Filed under BiblioBuffet

4 responses to “Issue of January 30, 2011

  1. Thanks for this, particularly the part about Grisham. I have wondered myself, what would happen if he got away from his typical formula. Looks like we have a chance to find out 🙂

    Sarah Allen
    (my creative writing blog)

    • Hi, Sarah.

      Thanks so much for reading and commenting. It’s a funny thing about this particular piece. Pete wrote to me about two weeks ago, wondering what I thought if he reviewed this sports novel. I saw the name “John Grisham” and though I had read it wrong. What would someone who specializes in sports books want with a legal thriller author?

      I understood his explanation and approved it, but cautioned him that it was going to have to be different to be of any interest.
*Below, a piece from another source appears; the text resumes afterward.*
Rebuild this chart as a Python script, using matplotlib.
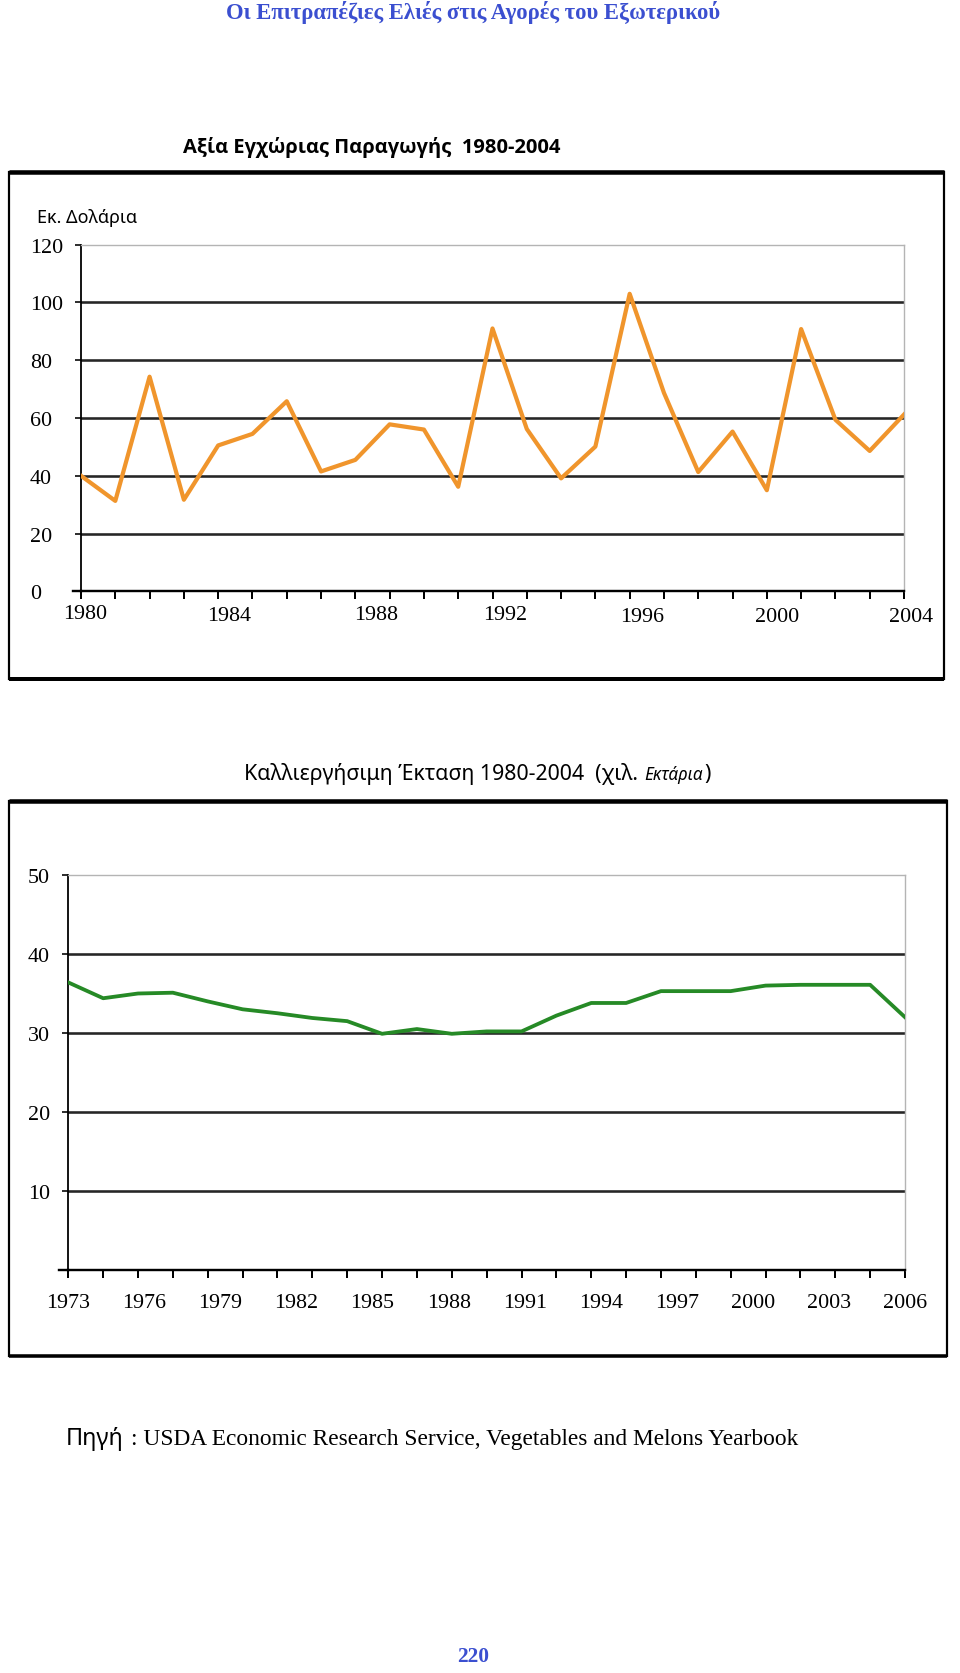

Pete, ever the professional, did just and and did it well. At least it made me laugh when I read it. I’m glad you liked it too.
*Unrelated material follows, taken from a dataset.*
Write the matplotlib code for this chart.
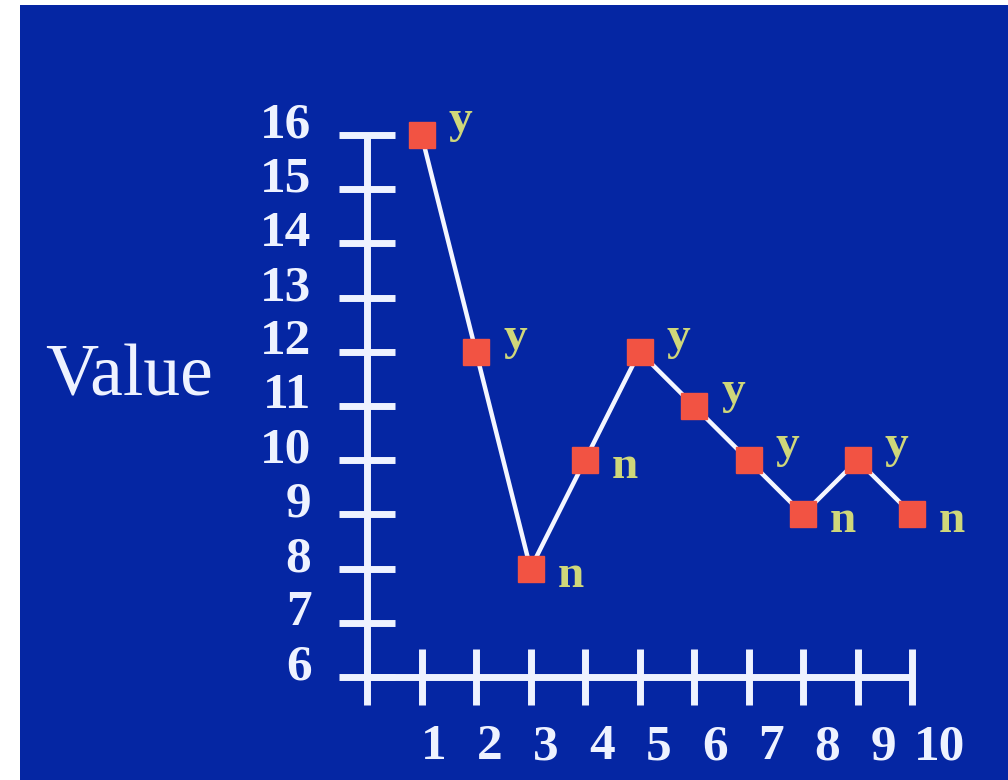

  2. Lauren, I hate to see the word “slogging” near the word “books.” Oh dear, I’m worried you’re going to end up back where you were again. Although I’m looking forward to hearing about the poetry, but how about some fiction? The wonderful world of a novel : )

    BTW, cool link on the science fiction covers.

    • Perhaps “slogging” wasn’t the right word. I am not going to end up back in no-reading land, rest assured, but I did need to get myself out of the caves and murders and so on. Also, there is truly something wonderful about listening to poetry read well. It sings to me in ways that reading it does not.

      And, yes, those science fiction covers are quite something. Not a genre I read but the cover art can be fascinating.